(Stated problem): Send back exactly the lines from the opening line of the records below through the one with "0.059, 0.034, 0.0]".

(Dataset extract):
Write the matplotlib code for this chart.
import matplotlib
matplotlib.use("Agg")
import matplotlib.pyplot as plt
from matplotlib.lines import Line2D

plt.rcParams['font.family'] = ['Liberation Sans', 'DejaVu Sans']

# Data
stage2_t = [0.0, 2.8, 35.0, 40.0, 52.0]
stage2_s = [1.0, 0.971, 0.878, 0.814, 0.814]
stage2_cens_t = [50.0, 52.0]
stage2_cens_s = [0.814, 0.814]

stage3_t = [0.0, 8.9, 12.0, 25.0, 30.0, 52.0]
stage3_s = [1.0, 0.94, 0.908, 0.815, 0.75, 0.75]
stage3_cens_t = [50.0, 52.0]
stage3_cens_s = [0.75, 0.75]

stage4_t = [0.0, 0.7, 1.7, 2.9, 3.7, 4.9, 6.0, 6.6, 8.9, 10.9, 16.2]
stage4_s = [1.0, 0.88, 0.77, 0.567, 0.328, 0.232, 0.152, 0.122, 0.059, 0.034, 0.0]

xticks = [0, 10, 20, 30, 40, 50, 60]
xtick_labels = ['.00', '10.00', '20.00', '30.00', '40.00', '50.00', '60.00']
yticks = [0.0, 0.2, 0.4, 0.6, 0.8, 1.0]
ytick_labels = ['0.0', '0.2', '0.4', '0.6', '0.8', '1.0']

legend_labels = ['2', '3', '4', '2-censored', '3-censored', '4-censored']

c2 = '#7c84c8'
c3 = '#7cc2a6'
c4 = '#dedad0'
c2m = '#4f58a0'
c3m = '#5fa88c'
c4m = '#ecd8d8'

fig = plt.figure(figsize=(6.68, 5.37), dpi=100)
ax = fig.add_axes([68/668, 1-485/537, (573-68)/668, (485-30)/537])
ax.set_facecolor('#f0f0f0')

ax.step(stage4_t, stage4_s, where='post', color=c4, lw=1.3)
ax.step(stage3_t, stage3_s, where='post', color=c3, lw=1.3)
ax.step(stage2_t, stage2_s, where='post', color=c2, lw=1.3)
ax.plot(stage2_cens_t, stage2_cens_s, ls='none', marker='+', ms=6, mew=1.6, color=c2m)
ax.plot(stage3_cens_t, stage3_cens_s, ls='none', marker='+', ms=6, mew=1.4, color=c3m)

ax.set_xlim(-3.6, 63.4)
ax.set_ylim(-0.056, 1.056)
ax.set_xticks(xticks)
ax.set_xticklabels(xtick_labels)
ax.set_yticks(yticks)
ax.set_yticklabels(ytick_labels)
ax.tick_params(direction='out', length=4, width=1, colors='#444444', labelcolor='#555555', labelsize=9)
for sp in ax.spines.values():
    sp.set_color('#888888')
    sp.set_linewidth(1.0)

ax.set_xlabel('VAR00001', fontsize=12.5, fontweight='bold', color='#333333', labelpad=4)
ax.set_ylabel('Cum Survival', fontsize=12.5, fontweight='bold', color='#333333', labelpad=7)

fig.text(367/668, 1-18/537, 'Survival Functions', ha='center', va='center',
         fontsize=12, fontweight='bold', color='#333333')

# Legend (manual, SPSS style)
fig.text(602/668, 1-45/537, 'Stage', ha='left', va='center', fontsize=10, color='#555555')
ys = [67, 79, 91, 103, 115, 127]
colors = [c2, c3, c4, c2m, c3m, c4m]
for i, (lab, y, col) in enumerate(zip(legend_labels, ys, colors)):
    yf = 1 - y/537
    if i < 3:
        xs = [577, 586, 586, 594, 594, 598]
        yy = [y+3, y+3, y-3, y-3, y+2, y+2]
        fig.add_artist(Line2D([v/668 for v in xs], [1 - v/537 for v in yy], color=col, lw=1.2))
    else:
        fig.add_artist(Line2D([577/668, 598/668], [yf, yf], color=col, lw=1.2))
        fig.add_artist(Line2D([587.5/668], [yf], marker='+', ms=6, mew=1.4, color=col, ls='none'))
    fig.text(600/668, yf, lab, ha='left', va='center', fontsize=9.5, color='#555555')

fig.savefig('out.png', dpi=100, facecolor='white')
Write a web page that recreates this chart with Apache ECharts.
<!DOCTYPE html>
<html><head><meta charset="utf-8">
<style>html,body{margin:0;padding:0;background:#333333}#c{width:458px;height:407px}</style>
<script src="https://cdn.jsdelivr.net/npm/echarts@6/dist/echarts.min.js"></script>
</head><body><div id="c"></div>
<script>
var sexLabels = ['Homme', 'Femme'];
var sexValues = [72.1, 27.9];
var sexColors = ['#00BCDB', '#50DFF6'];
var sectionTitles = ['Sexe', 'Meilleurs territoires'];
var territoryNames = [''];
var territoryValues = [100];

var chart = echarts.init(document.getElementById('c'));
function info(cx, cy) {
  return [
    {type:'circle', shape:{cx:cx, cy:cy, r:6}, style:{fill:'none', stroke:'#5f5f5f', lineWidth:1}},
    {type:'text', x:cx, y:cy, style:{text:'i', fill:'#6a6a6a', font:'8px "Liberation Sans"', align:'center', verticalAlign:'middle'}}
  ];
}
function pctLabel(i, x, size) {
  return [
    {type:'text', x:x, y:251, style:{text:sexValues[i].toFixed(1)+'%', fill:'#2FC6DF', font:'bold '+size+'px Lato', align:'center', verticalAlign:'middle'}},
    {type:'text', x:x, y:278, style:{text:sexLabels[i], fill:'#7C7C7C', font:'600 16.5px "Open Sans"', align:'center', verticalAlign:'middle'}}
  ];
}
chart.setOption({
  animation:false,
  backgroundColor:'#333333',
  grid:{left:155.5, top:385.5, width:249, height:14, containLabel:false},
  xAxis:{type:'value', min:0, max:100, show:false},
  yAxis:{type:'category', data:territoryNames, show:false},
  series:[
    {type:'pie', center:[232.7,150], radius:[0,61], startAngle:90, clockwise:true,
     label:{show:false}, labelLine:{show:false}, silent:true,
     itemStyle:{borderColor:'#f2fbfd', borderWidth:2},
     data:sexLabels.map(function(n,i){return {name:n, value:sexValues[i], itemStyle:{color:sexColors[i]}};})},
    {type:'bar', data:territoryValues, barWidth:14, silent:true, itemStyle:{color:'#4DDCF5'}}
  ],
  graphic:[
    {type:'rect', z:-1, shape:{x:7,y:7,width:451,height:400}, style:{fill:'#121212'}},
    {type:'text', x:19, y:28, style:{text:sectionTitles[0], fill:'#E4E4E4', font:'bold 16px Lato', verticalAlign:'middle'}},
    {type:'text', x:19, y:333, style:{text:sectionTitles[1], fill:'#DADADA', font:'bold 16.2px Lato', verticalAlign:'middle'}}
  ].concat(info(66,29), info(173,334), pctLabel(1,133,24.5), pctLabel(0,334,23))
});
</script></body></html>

(Output):
Write the matplotlib code for this chart.
import matplotlib
matplotlib.use("Agg")
import matplotlib.pyplot as plt
from matplotlib.lines import Line2D

plt.rcParams['font.family'] = ['Liberation Sans', 'DejaVu Sans']

# Data
stage2_t = [0.0, 2.8, 35.0, 40.0, 52.0]
stage2_s = [1.0, 0.971, 0.878, 0.814, 0.814]
stage2_cens_t = [50.0, 52.0]
stage2_cens_s = [0.814, 0.814]

stage3_t = [0.0, 8.9, 12.0, 25.0, 30.0, 52.0]
stage3_s = [1.0, 0.94, 0.908, 0.815, 0.75, 0.75]
stage3_cens_t = [50.0, 52.0]
stage3_cens_s = [0.75, 0.75]

stage4_t = [0.0, 0.7, 1.7, 2.9, 3.7, 4.9, 6.0, 6.6, 8.9, 10.9, 16.2]
stage4_s = [1.0, 0.88, 0.77, 0.567, 0.328, 0.232, 0.152, 0.122, 0.059, 0.034, 0.0]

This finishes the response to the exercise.